People often bypass these meaningful and long-impact, low carbon choices, and try to do the heavy lifting by installing new gas boilers or solar panels, but these solutions will achieve less overall if the home itself isn’t efficient to run. Plus there really are no co-benefits. A new combi boiler can result in significantly lower bills, and it does comparatively reduce carbon use as well. But its life-span is shorter than new windows, and will be shorter still as gas boilers will be on the way out soon. Furthermore it maintains the home on a high-carbon trajectory since gas is no longer the low-carbon energy source it once was (when compared with electricity).
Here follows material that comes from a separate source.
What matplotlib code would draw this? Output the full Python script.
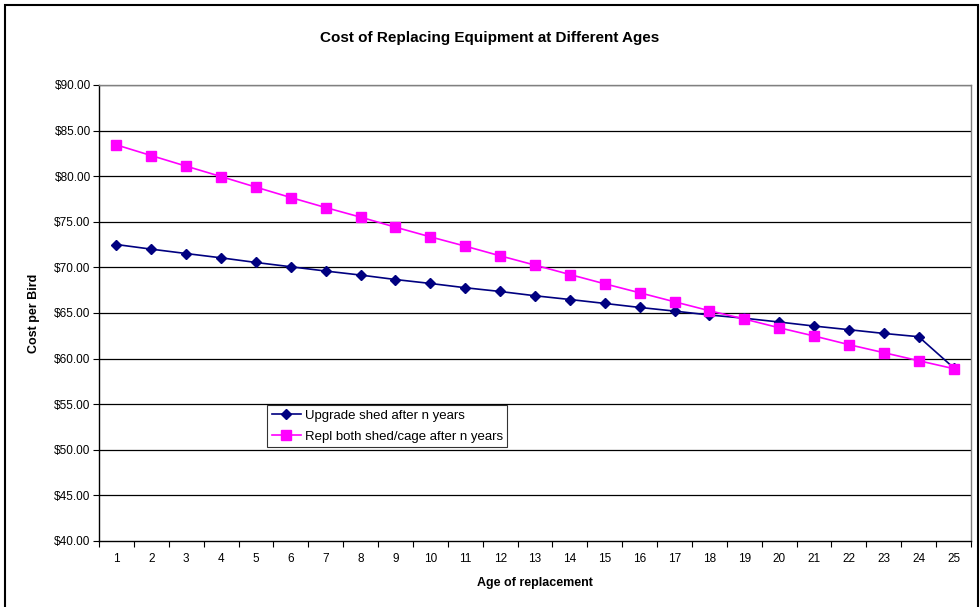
import matplotlib
matplotlib.use("Agg")
import matplotlib.pyplot as plt
from matplotlib.patches import Rectangle
import numpy as np

plt.rcParams['font.family'] = ['Liberation Sans', 'DejaVu Sans']

ages = list(range(1, 26))
upgrade_shed = [72.51, 72.00, 71.52, 71.05, 70.54, 70.07, 69.60, 69.16, 68.67, 68.24,
                67.77, 67.36, 66.89, 66.48, 66.05, 65.61, 65.21, 64.78, 64.43, 64.01,
                63.57, 63.17, 62.76, 62.40, 59.00]
repl_both = [83.43, 82.26, 81.10, 79.96, 78.80, 77.66, 76.56, 75.51, 74.41, 73.35,
             72.33, 71.27, 70.25, 69.22, 68.20, 67.22, 66.23, 65.25, 64.34, 63.38,
             62.48, 61.53, 60.65, 59.77, 58.90]
y_ticks = [40, 45, 50, 55, 60, 65, 70, 75, 80, 85, 90]

fig = plt.figure(figsize=(9.8, 6.07), dpi=100)
# outer chart border
fig.patches.append(Rectangle((5/980, -0.01), 973/980, 1 - 5/607 + 0.01,
                             transform=fig.transFigure, fill=False,
                             edgecolor='black', linewidth=1.5))

ax = fig.add_axes([99/980, 1 - 541/607, 872/980, 456/607])

for v in y_ticks[1:]:
    ax.axhline(v, color='black', linewidth=0.9, zorder=1)

ax.plot(ages, upgrade_shed, color='#000080', marker='D', markersize=5,
        linewidth=1.2, label='Upgrade shed after n years', zorder=3)
ax.plot(ages, repl_both, color='#FF00FF', marker='s', markersize=6.5,
        linewidth=1.2, label='Repl both shed/cage after n years', zorder=3)

ax.set_xlim(0.5, 25.5)
ax.set_ylim(40, 90)
ax.set_yticks(y_ticks)
ax.set_yticklabels([f"${v:.2f}" for v in y_ticks], fontsize=8.5)
ax.set_xticks(ages)
ax.set_xticklabels([str(a) for a in ages], fontsize=8.5)
ax.set_xticks(np.arange(0.5, 26, 1), minor=True)
ax.tick_params(axis='x', which='major', length=0, pad=9)
ax.tick_params(axis='x', which='minor', length=4, direction='out', width=0.8)
ax.tick_params(axis='y', length=4, direction='out', width=0.8, pad=2)

for side in ['top', 'right']:
    ax.spines[side].set_color('#808080')
    ax.spines[side].set_linewidth(1.0)
for side in ['left', 'bottom']:
    ax.spines[side].set_color('black')
    ax.spines[side].set_linewidth(1.0)

ax.set_xlabel('Age of replacement', fontsize=9, fontweight='bold', labelpad=8)
ax.set_ylabel('Cost per Bird', fontsize=9, fontweight='bold', labelpad=10)
fig.text(0.5, 1 - 38/607, 'Cost of Replacing Equipment at Different Ages',
         ha='center', va='center', fontsize=11, fontweight='bold')

leg = ax.legend(loc='upper left', bbox_to_anchor=((267-99)/872, (541-405)/456),
                fontsize=9.5, frameon=True, fancybox=False, borderpad=0.35,
                labelspacing=0.65, handlelength=2.2, handletextpad=0.3,
                borderaxespad=0)
leg.get_frame().set_edgecolor('black')
leg.get_frame().set_linewidth(0.8)
leg.set_zorder(5)

fig.savefig('out.png', dpi=100)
Equipment upgrades can sometimes be carried out without improving the fabric, but you’ll lose out on long-term benefits. It's a  simple math problem. If you can reduce your energy demand by 30%, you need a smaller heating system in the first place, and the end result will be much lower carbon and much lower bills. If you reduce your energy use by 60% then you might need only a couple of solar panels to get you to net zero, where you haven’t a hope of that 



So what is the best way forward?

We’d argue that since the “first first step” is to repair leaks and damp areas before any other building fabric improvements are made.  This way of thinking absolutely ensures that homeowners protect not only their health but the longevity of their property as well. We’re constantly surprised that people with shockingly expensive properties don’t maintain them as they would their car. Homes should ideally have a yearly MOT. 

We’d urge people to make improvements using a “whole house” approach. So-called “single measures” –this could be installing insulation to the front room or upgrading your boiler—can potentially limit choices later, and in the worst cases, be counter-productive (installing insulation without removing sources of damp can be catastrophic, barely less so if big differences in insulated and non-insulated walls exist in the same property). Work done poorly can require costly re-work. So it is vital to put improvements in the right order and according to a realistic calendar for the owners and occupiers so that work done now is still going to be viable in the future. Improvements can be built up as funds become available. In some cases it’s even possible to pay for future upgrades with savings made from “low hanging fruit”.

And quality of upgrades will almost always outweigh quantity—a great example of this is the thickness of insulation where the first 50mm provides by far the most impact and the thicker the insulation the less added benefit for each additional increment.

We are strongly in favour of the “fabric first” approach, this can be summed up with the points below. 

  1. Get a whole-property assessment. This weighs the options and puts them in the order that makes sense for the building and for your pocket.

  2. Make repairs where needed before doing anything else.

  3. Draughtproof but ensure healthy ventilation is maintained.

  4. Low-energy lighting is a no-brainer.  LEDs save up to 90% of energy compared to halogens and they last infinitely longer.

  5. “Stand alone” insulation could be useful (loft insulation for example usually doesn't impact other improvements, though it has to be installed correctly)

  6. Other improvements need to be scheduled properly and may need design details to ensure they interact with the existing building in the right way.

  7. Seek qualified installers only


In most cases, we don’t advocate making very expensive upgrades unless there is a case for it. It is much clearer for example, to advocate putting in internal insulation if you are already renovating your home, when added costs are minimized. But there is usually a compelling financial case for sensible upgrades . It is absolutely untrue that most homes need triple glazing (this can even be detrimental in older homes) or mechanical ventilation. It is untrue that historic homes have to be compromised in order to improve energy use significantly. There is a unique solution for each home, based on who owns the property, what plans they have for that property, the state of maintenance, and other considerations. We think this is a far kinder, better, more equitable way forward than imposing single solutions on the majority of home-owners.